Jun 30 '24 10:06 johnsonjzhou

Here is some code that can reproduce the above error semi-regularly on my machine:

import mlx.core as mx
import mlx.nn as nn
import mlx.optimizers as optim
import random
from functools import partial
from tqdm import tqdm


class Model(nn.Module):

    def __init__(self):
        super().__init__()
        self.F = nn.Sequential(
            nn.Conv2d(
                in_channels=2,
                out_channels=4,
                kernel_size=(1, 5),
                padding=(0, 0)
            ),
            nn.BatchNorm(num_features=4),
            nn.ReLU(),
            nn.Conv2d(
                in_channels=4,
                out_channels=8,
                kernel_size=(1, 3),
                padding=(0, 0)
            ),
            nn.BatchNorm(num_features=8),
            nn.ReLU(),
            nn.Conv2d(
                in_channels=8,
                out_channels=16,
                kernel_size=(1, 3),
                padding=(0, 0)
            ),
            nn.BatchNorm(num_features=16),
            nn.ReLU(),
            nn.Conv2d(
                in_channels=16,
                out_channels=32,
                kernel_size=(1, 3),
                padding=(0, 0)
            ),
            nn.BatchNorm(num_features=32),
            nn.ReLU()
        )
        self.G = nn.GRU(input_size=32, hidden_size=16)
        self.P = nn.Linear(input_dims=16, output_dims=5)

    def __call__(self, x: mx.array) -> mx.array:
        x = self.F(x)
        x = self.G(x)[..., -1, :] # Summarise axis 2
        return x

def train():

    # N: batch size
    # T: number of time steps
    # L: length of signal segment
    # C: number of channels
    N, T, L, C = (64, 8, 512, 2)

    ds = [
        (
            # x, the L dim can be variable
            mx.random.uniform(
                low=-1,
                high=1,
                shape=(N, T, random.choice(range(16, L)), C)
            ),
            # y
            mx.random.randint(
                low=0,
                high=5,
                shape=(N, T)
            )
        )
        for _ in range(5000)
    ]

    model = Model()
    mx.eval(model.parameters())

    optimizer = optimizer = optim.AdamW(learning_rate=1e-4, weight_decay=0.01)
    state = [model.state, optimizer.state, mx.random.state]

    def loss_fn(model, x, y):
        logits = model(x)
        y_pred = model.P(logits)
        losses = nn.losses.cross_entropy(y_pred, y, reduction="none")
        losses = mx.sum(losses, axis=1)
        losses = mx.mean(losses)
        return losses

    @partial(mx.compile, inputs=state, outputs=state)
    def train_step(x, y):
        model.train()
        loss_and_grad_fn = nn.value_and_grad(model, loss_fn)
        loss, grads = loss_and_grad_fn(model, x, y)
        optimizer.update(model, grads)
        return loss

    for epoch in range(1000):
        batches = random.sample(ds, len(ds))
        batches = tqdm(batches, desc=f"Epoch {epoch}:")
        for x, y in batches:
            x, y = mx.array(x), mx.array(y)
            mx.eval(state)
            loss = train_step(x, y)
            batches.set_postfix({"loss": loss.item()})
            continue

    return

if __name__ == "__main__":
    train()

Jul 01 '24 01:07 johnsonjzhou

There are quite a few calls of collapse_contiguous_dims where the input strides do not have the same size.

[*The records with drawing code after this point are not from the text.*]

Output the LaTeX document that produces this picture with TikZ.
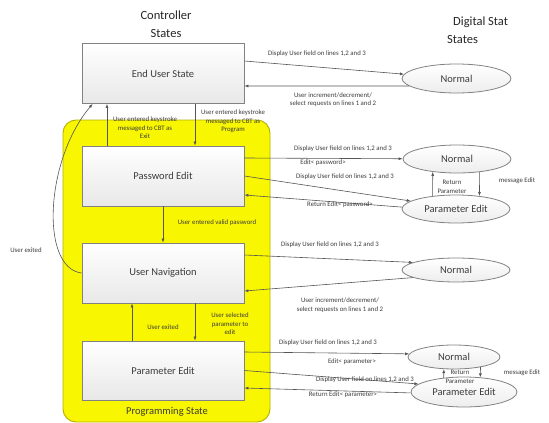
\documentclass[tikz,border=0pt]{standalone}
\usepackage{fontspec}
\setmainfont{Carlito}
\usetikzlibrary{arrows.meta,calc,shapes.geometric}

\definecolor{ylw}{RGB}{248,246,0}
\definecolor{ylwedge}{RGB}{180,176,0}
\definecolor{edge}{RGB}{130,130,130}
\definecolor{ink}{RGB}{60,60,60}
\definecolor{wire}{RGB}{85,85,85}

\begin{document}
\begin{tikzpicture}[x=1pt,y=-1pt,
  state/.style={draw=edge, line width=0.8pt, top color=white, bottom color=gray!18,
    minimum width=162pt, minimum height=60pt, inner sep=0pt,
    font=\fontsize{10.5}{12}\selectfont, text=ink},
  dstate/.style={ellipse, draw=edge, line width=0.8pt, top color=white, bottom color=gray!14,
    inner sep=0pt, font=\fontsize{10.5}{12}\selectfont, text=ink},
  arr/.style={draw=wire, line width=0.6pt, -{Latex[length=4pt,width=3pt]}},
  lbl/.style={font=\fontsize{6.8}{8.5}\selectfont, text=ink, align=center, inner sep=0pt},
  title/.style={font=\fontsize{12.5}{18}\selectfont, text=black!85, inner sep=0pt},
]
\useasboundingbox (0,0) rectangle (549,423);

% programming-state container
\path[fill=ylw, draw=ylwedge, line width=0.9pt, rounded corners=13pt] (63,120) rectangle (270,422);
\node[font=\fontsize{10.5}{12}\selectfont, text=ink, inner sep=0pt] (prog) at (167,412) {Programming State};

% headings
\node[title, align=center] (hctl) at (166,24) {Controller\\States};
\node[title, align=left, anchor=north west] (hdig) at (447,17) {\hspace{6pt}Digital Stat\\States};

% controller states
\node[state] (eus) at (163,73.5) {End User State};
\node[state] (pwd) at (163,176) {Password Edit};
\node[state] (nav) at (163,273) {User Navigation};
\node[state, minimum height=59pt] (par) at (163,370.5) {Parameter Edit};

% digital stat states
\node[dstate, minimum width=109pt, minimum height=29pt] (n1) at (456.5,78.5) {Normal};
\node[dstate, minimum width=108pt, minimum height=28pt] (n2) at (457,159) {Normal};
\node[dstate, minimum width=108pt, minimum height=28pt] (p2) at (456,209) {Parameter Edit};
\node[dstate, minimum width=108pt, minimum height=24pt] (n3) at (456,270) {Normal};
\node[dstate, minimum width=92pt, minimum height=24pt] (n4) at (454,357) {Normal};
\node[dstate, minimum width=106pt, minimum height=30pt] (p4) at (464,392) {Parameter Edit};

% transitions between controller states
\draw[arr] ([xshift=-56pt]pwd.north) -- ([xshift=-56pt]eus.south);
\draw[arr] ([xshift=32pt]eus.south) -- ([xshift=32pt]pwd.north);
\draw[arr] (pwd.south) -- (nav.north);
\draw[arr] ([xshift=-31pt]par.north) -- ([xshift=-31pt]nav.south);
\draw[arr] ([xshift=32pt]nav.south) -- ([xshift=32pt]par.north);
\draw[arr] (nav.west) .. controls (40,268) and (45,160) .. ([xshift=11pt]eus.south west);

% end user state <-> normal
\draw[arr] ([yshift=12.5pt]eus.east) -- (n1);
\draw[arr] (n1.189) -- ([yshift=-12.5pt]eus.east);

% password edit group
\draw[arr] ([yshift=18pt]pwd.east) -- (n2);
\draw[arr] (pwd.east) -- (p2.170);
\draw[arr] (p2.178) -- ([yshift=-19pt]pwd.east);
\draw[arr] (p2.151) -- (n2.-152);
\draw[arr] (n2.-30) -- (p2.29);

% user navigation group
\draw[arr] ([yshift=18pt]nav.east) -- (n3.170);
\draw[arr] (n3.190) -- ([yshift=-18pt]nav.east);

% parameter edit group
\draw[arr] ([yshift=18.5pt]par.east) -- (n4.176);
\draw[arr] (par.east) -- (p4.170);
\draw[arr] (p4.181) -- ([yshift=-17.5pt]par.east);
\draw[arr] (p4.145) -- (n4.-130);
\draw[arr] (n4.-21) -- (p4.42);

% labels
\node[lbl] (t1) at (145,128) {User entered keystroke\\messaged to CBT as\\Exit};
\node[lbl] (t2) at (233,121.5) {User entered keystroke\\messaged to CBT as\\Program};
\node[lbl] (t3) at (217,223) {User entered valid password};
\node[lbl] (t4) at (26,250) {User exited};
\node[lbl] (t5) at (163,327) {User exited};
\node[lbl] (t6) at (230,324) {User selected\\parameter to\\edit};

\node[lbl] (a1) at (317,54) {Display User field on lines 1,2 and 3};
\node[lbl] (a2) at (333,99.5) {User increment/decrement/\\select requests on lines 1 and 2};

\node[lbl] (b1) at (343,149) {Display User field on lines 1,2 and 3};
\node[lbl] (b2) at (323,163) {Edit< password>};
\node[lbl] (b3) at (345,177) {Display User field on lines 1,2 and 3};
\node[lbl] (b4) at (340,205) {Return Edit< password>};
\node[lbl] (b5) at (452,187) {Return\\Parameter};
\node[lbl] (b6) at (517,181) {message Edit};

\node[lbl] (c1) at (330,245) {Display User field on lines 1,2 and 3};
\node[lbl] (c2) at (340,305) {User increment/decrement/\\select requests on lines 1 and 2};

\node[lbl] (d1) at (328,343) {Display User field on lines 1,2 and 3};
\node[lbl] (d2) at (352,362) {Edit< parameter>};
\node[lbl] (d3) at (365,380) {Display User field on lines 1,2 and 3};
\node[lbl] (d4) at (343,395) {Return Edit< parameter>};
\node[lbl] (d5) at (460,377) {Return\\Parameter};
\node[lbl] (d6) at (522,373) {message Edit};
\end{tikzpicture}
\end{document}
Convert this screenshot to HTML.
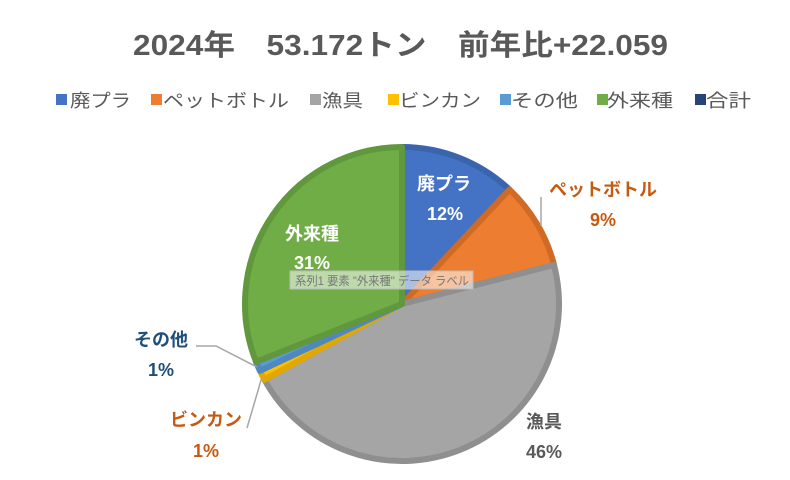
<!DOCTYPE html>
<html><head><meta charset="utf-8"><style>
body{margin:0;background:#fff;width:790px;height:475px;overflow:hidden}
svg{font-family:"Liberation Sans","Noto Sans CJK JP",sans-serif}
</style></head><body>
<svg id="s" width="790" height="475" xmlns="http://www.w3.org/2000/svg">
<text x="133" y="55" textLength="535" lengthAdjust="spacingAndGlyphs" font-size="29" font-weight="bold" fill="#595959">2024年　53.172トン　前年比+22.059</text>
<g font-size="18" fill="#595959">
<rect x="56" y="94" width="11" height="11" fill="#4472C4"/><text x="70" y="107" textLength="61" lengthAdjust="spacingAndGlyphs">廃プラ</text>
<rect x="151" y="94" width="11" height="11" fill="#ED7D31"/><text x="163" y="107" textLength="126" lengthAdjust="spacingAndGlyphs">ペットボトル</text>
<rect x="310" y="94" width="11" height="11" fill="#A5A5A5"/><text x="322" y="107" textLength="41" lengthAdjust="spacingAndGlyphs">漁具</text>
<rect x="388" y="94" width="11" height="11" fill="#FFC000"/><text x="399" y="107" textLength="82" lengthAdjust="spacingAndGlyphs">ビンカン</text>
<rect x="500" y="94" width="11" height="11" fill="#5B9BD5"/><text x="511" y="107" textLength="67" lengthAdjust="spacingAndGlyphs">その他</text>
<rect x="597" y="94" width="11" height="11" fill="#70AD47"/><text x="607" y="107" textLength="66" lengthAdjust="spacingAndGlyphs">外来種</text>
<rect x="695" y="94" width="11" height="11" fill="#264478"/><text x="706" y="107" textLength="45" lengthAdjust="spacingAndGlyphs">合計</text>
</g>
<g id="pie"></g>
<g stroke="#A6A6A6" stroke-width="1.5" fill="none">
<polyline points="541,197 541,226"/>
<polyline points="196,346 216,346 257,367"/>
<polyline points="247,428 262,377"/>
</g>
<g font-size="18" font-weight="bold" text-anchor="middle">
<text x="444" y="190" fill="#fff">廃プラ</text><text x="445" y="220" fill="#fff">12%</text>
<text x="603" y="196" fill="#C55A11">ペットボトル</text><text x="603" y="226" fill="#C55A11">9%</text>
<text x="544" y="428" fill="#595959">漁具</text><text x="544" y="458" fill="#595959">46%</text>
<text x="206" y="426" fill="#C55A11">ビンカン</text><text x="206" y="457" fill="#C55A11">1%</text>
<text x="161" y="346" fill="#1F4E79">その他</text><text x="161" y="376" fill="#1F4E79">1%</text>
<text x="312" y="240" fill="#fff">外来種</text><text x="312" y="269" fill="#fff">31%</text>
</g>
<rect x="290" y="271" width="183" height="18" fill="#fff" fill-opacity="0.55" stroke="#bbb"/>
<text x="295" y="285" font-size="12" fill="#777" textLength="174" lengthAdjust="spacingAndGlyphs">系列1 要素 "外来種" データ ラベル</text>
</svg>
<script>
var cx=402,cy=304,r=157;
var d=[[12,"#4472C4","#3A64AE"],[9,"#ED7D31","#D06A25"],[46,"#A5A5A5","#8F8F8F"],[1,"#FFC000","#E0A800"],[1,"#5B9BD5","#4E88BD"],[31,"#70AD47","#61973D"]];
var a=0,h="";
function p(t){var x=t/100*2*Math.PI;return [cx+r*Math.sin(x),cy-r*Math.cos(x)];}
d.forEach(function(s){var b=a+s[0];var p1=p(a),p2=p(b);
h+='<path d="M'+cx+','+cy+'L'+p1[0]+','+p1[1]+'A'+r+','+r+' 0 '+(s[0]>50?1:0)+' 1 '+p2[0]+','+p2[1]+'Z" fill="'+s[1]+'" stroke="'+s[2]+'" stroke-width="6" stroke-linejoin="round"/>';a=b;});
document.getElementById("pie").innerHTML=h;
</script>
</body></html>
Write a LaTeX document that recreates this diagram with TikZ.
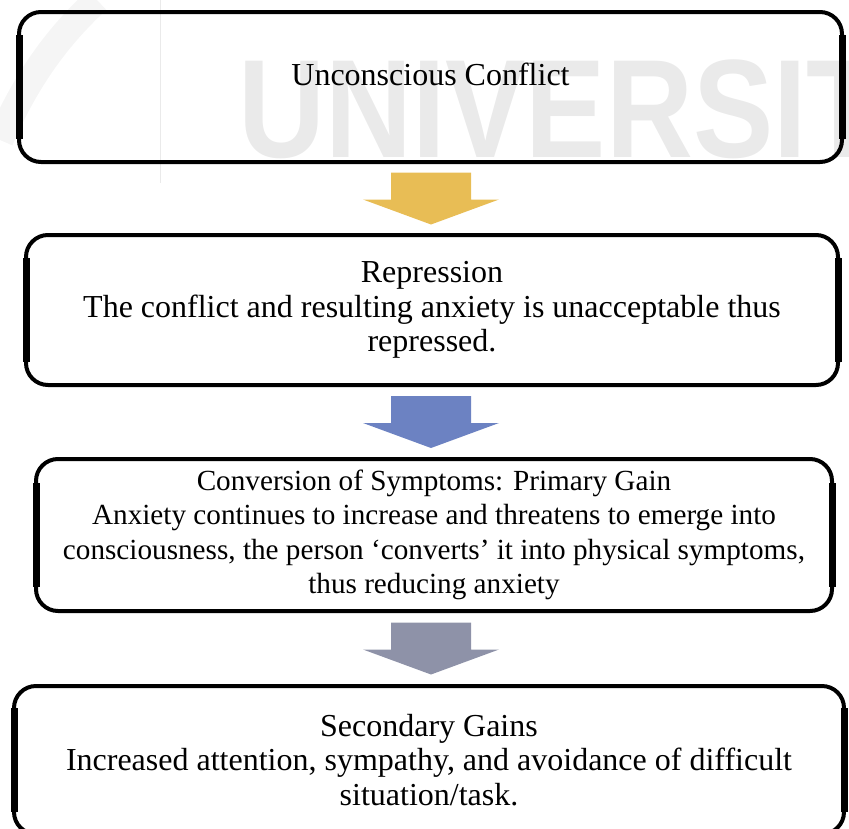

It looks like the function expects them to have the same size but I'm not sure yet 🤔

Jul 01 '24 13:07 awni

Were you able to reproduce it on your end?

Jul 02 '24 07:07 johnsonjzhou

No not yet. Can you give rough estimates for how often and when the segfault shows up?

Jul 02 '24 16:07 awni

If it will show, it will show within the first few epochs, most frequently around 30-40% of the batch in the first epoch. If not, it will run fine forever. So to reproduce it, stop the run and start it again. I have tried setting a random seed but it does not fault at the same location.

Jul 03 '24 00:07 johnsonjzhou

Try these weights. It seg faults fairly consistently now within the first half of the first epoch with these weights for some reason. test_weights.safetensors.zip

Jul 03 '24 02:07 johnsonjzhou

We believe this is fixed in the latest MLX (0.16). There was a bug in the part of the code that it seems you all were getting segfaults. Since we can't reproduce your issue though we can't be sure. But would you mind running with the latest MLX to check if you still see segfaults?

Jul 11 '24 22:07 awni